◆ WHAT THE TASK ASKS: From the entries below, reproduce exactly the lines from the one with "Give me the Plotly source for this chart." through the one with "import plotly.graph_objects as go", both included, without images.

------------------------------------

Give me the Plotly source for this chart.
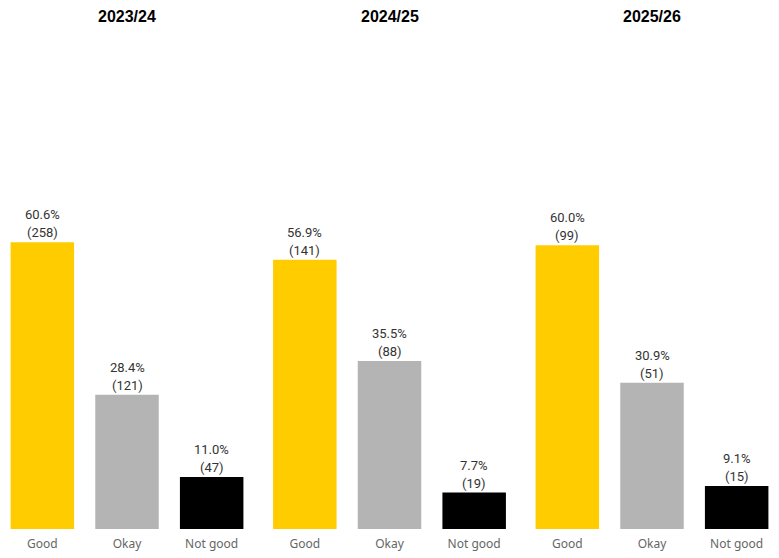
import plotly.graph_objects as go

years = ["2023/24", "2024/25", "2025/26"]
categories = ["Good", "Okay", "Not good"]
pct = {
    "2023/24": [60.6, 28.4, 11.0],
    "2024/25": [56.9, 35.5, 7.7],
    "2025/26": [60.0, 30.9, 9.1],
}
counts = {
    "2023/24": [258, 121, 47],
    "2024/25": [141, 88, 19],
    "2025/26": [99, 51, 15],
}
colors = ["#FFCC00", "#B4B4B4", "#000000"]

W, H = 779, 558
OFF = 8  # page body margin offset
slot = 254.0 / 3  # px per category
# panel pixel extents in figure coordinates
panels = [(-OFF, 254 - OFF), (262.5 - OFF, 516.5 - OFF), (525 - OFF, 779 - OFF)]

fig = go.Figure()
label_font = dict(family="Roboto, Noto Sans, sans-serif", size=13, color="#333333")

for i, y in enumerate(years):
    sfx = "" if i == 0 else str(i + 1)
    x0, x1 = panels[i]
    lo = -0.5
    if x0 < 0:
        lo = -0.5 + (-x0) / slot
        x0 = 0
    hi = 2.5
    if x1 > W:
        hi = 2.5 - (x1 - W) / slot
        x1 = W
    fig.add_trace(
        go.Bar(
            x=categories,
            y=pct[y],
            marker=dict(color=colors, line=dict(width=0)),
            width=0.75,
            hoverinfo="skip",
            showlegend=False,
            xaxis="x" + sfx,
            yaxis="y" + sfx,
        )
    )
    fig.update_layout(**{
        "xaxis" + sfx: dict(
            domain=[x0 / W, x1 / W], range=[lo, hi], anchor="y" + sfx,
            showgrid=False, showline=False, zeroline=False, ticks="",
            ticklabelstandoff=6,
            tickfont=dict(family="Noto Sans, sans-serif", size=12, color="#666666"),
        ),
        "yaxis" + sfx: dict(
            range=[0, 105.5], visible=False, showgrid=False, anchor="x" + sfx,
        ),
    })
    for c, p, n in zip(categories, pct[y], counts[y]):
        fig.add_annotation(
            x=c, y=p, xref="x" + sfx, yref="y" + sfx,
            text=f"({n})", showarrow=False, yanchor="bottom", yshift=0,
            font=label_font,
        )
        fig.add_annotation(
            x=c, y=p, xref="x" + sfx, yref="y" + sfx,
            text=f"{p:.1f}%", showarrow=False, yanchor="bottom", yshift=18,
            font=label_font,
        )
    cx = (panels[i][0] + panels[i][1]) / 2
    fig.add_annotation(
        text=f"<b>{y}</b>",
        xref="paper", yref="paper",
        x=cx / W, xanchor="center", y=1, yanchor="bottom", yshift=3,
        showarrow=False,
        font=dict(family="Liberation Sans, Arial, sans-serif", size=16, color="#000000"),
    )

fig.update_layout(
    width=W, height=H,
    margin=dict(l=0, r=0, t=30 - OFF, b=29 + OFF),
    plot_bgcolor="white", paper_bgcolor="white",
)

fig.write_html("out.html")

------------------------------------

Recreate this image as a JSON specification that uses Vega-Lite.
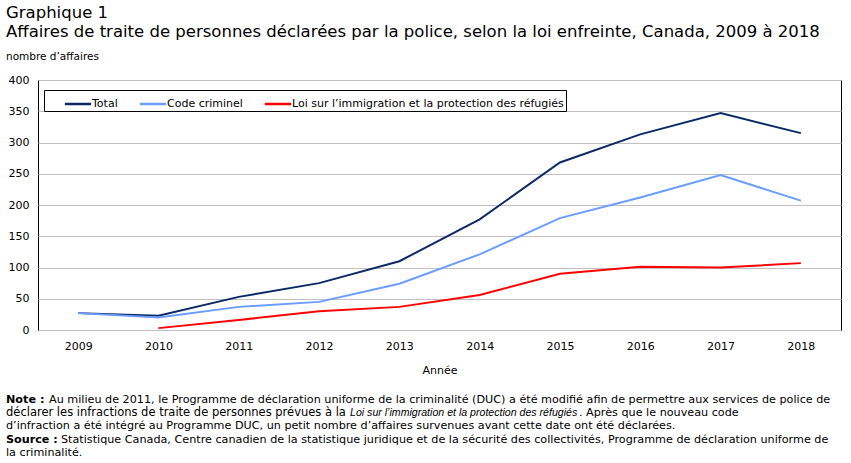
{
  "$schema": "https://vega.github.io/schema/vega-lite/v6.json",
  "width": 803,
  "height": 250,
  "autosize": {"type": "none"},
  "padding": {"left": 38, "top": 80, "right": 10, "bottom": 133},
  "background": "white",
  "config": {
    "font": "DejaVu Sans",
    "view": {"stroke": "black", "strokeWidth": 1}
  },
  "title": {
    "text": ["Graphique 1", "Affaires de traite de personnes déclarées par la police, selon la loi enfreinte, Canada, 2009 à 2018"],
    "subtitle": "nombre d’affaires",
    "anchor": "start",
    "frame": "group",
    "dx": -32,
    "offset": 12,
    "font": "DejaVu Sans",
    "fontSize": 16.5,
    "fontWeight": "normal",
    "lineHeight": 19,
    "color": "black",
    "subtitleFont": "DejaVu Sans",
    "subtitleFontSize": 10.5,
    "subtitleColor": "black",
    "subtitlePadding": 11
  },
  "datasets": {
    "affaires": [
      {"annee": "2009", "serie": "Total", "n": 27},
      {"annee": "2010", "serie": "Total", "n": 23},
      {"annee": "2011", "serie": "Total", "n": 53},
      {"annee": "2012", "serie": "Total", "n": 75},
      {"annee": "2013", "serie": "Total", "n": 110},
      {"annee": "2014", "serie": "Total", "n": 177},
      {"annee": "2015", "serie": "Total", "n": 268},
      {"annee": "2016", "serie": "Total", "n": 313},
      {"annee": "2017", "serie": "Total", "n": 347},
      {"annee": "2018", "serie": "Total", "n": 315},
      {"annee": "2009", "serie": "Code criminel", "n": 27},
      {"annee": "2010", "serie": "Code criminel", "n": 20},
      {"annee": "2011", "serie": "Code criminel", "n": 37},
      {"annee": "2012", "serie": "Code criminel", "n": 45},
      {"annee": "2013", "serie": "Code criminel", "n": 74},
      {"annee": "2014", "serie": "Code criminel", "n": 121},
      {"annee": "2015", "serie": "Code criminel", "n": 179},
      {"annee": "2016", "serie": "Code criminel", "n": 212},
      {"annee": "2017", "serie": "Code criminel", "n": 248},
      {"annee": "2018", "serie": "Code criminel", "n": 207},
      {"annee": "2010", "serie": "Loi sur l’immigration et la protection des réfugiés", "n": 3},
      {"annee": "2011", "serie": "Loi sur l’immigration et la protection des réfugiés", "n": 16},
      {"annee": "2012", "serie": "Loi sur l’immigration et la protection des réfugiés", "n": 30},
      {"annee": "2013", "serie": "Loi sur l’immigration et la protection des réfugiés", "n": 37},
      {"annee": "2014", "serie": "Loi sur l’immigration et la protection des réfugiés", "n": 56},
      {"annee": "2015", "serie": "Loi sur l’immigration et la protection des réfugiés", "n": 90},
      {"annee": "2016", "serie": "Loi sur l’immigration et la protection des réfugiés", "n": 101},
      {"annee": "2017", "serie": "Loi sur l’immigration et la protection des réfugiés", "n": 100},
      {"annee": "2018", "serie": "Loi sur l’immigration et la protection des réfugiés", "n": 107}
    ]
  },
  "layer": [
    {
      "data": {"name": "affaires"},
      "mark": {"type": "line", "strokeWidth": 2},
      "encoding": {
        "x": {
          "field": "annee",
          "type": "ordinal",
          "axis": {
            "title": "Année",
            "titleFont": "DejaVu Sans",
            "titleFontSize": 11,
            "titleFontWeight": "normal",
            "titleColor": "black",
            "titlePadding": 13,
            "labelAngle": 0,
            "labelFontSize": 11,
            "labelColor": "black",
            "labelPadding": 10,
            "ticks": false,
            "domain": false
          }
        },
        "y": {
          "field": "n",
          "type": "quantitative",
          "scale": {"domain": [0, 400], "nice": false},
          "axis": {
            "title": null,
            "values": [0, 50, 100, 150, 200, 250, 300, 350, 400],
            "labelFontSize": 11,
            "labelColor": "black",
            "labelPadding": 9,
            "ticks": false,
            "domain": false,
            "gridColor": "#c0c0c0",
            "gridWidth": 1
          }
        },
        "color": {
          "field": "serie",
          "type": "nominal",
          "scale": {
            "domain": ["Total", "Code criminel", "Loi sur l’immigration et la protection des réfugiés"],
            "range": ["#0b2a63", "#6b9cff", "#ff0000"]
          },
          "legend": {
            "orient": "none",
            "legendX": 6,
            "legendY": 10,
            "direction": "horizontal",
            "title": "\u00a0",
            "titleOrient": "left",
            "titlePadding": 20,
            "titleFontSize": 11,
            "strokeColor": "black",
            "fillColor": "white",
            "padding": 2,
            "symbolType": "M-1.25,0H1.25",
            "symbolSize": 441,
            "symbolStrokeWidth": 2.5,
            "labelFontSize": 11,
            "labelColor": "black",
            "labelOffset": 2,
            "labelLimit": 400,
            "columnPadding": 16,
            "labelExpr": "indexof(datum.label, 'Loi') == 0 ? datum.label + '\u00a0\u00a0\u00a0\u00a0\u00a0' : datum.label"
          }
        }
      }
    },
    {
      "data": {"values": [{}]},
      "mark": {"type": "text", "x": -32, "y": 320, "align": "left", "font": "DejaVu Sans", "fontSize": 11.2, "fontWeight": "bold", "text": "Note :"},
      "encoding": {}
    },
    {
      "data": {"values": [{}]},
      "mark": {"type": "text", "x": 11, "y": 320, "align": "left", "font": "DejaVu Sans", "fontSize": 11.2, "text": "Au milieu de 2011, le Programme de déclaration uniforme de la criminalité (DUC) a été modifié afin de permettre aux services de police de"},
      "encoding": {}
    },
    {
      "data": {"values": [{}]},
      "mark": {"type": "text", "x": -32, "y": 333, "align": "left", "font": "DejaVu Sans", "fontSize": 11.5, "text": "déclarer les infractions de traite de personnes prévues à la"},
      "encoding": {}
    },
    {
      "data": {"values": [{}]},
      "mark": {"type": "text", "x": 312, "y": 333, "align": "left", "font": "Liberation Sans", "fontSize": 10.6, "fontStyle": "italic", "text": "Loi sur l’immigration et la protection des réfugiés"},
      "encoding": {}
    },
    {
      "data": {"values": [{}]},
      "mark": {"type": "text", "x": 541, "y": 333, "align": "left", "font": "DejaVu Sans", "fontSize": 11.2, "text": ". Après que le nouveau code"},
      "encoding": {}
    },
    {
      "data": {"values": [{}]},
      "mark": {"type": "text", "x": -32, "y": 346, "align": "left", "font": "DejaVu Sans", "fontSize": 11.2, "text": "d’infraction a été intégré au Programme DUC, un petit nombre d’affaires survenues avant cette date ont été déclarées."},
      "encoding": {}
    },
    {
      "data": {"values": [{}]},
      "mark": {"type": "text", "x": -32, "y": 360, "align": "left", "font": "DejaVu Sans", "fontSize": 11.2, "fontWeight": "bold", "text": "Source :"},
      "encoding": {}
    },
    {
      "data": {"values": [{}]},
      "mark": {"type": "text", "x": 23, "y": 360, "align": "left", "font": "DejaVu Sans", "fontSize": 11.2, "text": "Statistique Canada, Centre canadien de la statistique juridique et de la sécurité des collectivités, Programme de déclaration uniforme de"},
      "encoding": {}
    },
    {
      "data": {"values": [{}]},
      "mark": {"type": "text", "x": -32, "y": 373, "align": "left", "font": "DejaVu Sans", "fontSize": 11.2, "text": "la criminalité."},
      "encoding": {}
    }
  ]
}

------------------------------------

◆ WRITTEN RESPONSE:
Give me the Plotly source for this chart.
import plotly.graph_objects as go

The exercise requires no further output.